Existem algumas teorias da física
moderna que defendem o modelo de supersimetria, onde seria possível que, em
outro plano da realidade, toda a existência tal qual a conhecemos, poderia
estar se desenrolando cronológicamente, ao contrário, do término do evento ao
início. Alguns especulariam que este plano existencial poderia se manifestar em
nossa realidade, de maneiras sutis, além de nossa limitada percepção. Esta
ideia de “realidades contidas em nosso interior” é explorada em vários lugares,
desde obras de Shakespeare até no cinema. Eu destacaria a forma como dois
blockbusters modernos trataram este tema, sendo influenciados por filosofias
praticamente antagônicas. Matrix [5], dos irmãos Wachoscki é influenciada pela
ideia de realidade totalitária que nos impõe restrições ao conhecimento da
verdade, como defendido pelos filósofos fortemente influenciados pelo
estruturalismo, como Foucault e Jean Baudrillard. Já “A origem” [6], do
Christopher Nolan, defende um modelo mais interiorizado da condição humana,
como o defendido por Giles Deleuze.
Diferente de todos os animais que
conhecemos, somos os únicos seres capazes de criar realidades internas, sonhos
dentro de sonhos, personagens criados por personagens, mundos dentro de mundos.

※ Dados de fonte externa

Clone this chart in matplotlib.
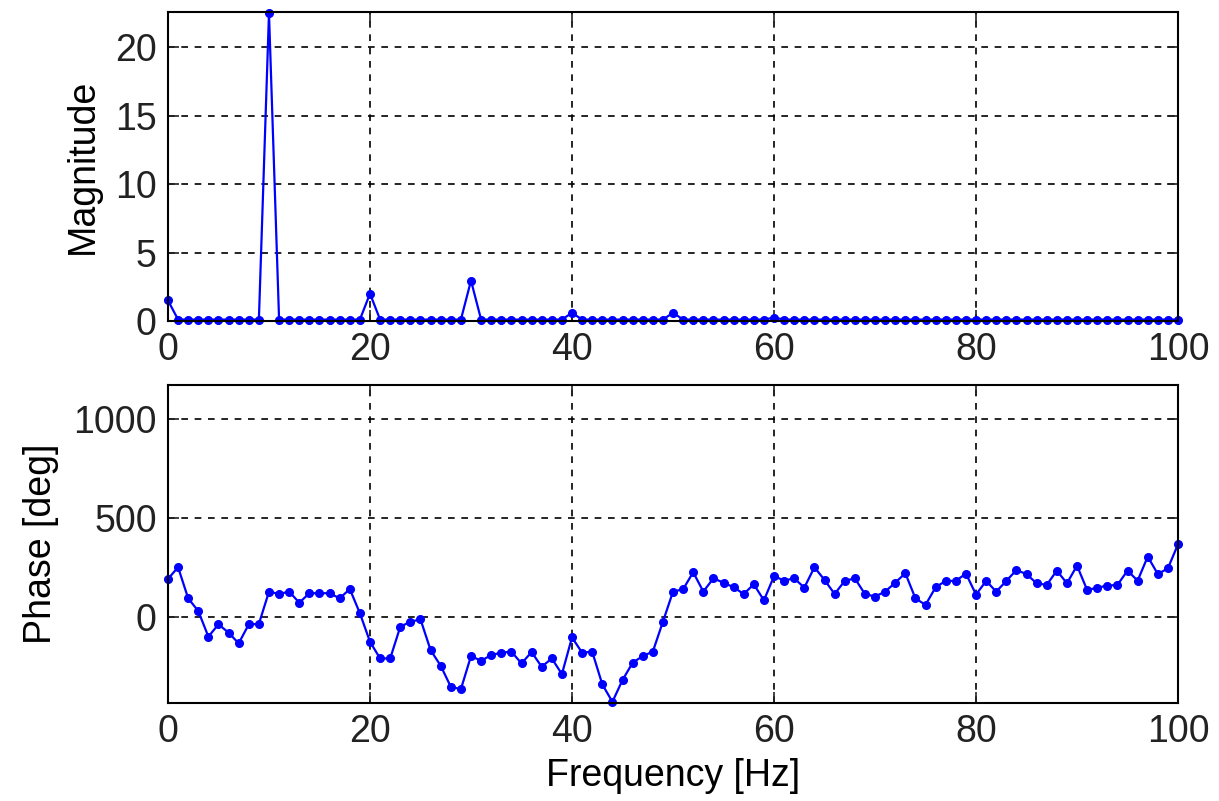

As implicações metafísicas deste tipo de observação são amplamente vastas, mas
a psicanálise também tem um modelo para explicar esses fatores, de forma
independente e destoante da visão de Foucault, em vários aspectos. Entretanto,
a forma como o universo onírico foi concebido por Nolan está mais ligado à
necessidade deste elemento inverossímil em sua trama, pois todos sabemos que os
sonhos não seguem uma sequencia lógica ou mesmo cronológica como a mostrada
neste filme. Pelo menos não do ponto de vista de quem está sonhando... Por
isso, meu filme favorito com o tema “história dentro de história” é o
esquisitíssimo “Quero ser John Malckovich” [11], que tem uma metáfora
extraordinária sobre manipulação e também sobre autoconhecimento.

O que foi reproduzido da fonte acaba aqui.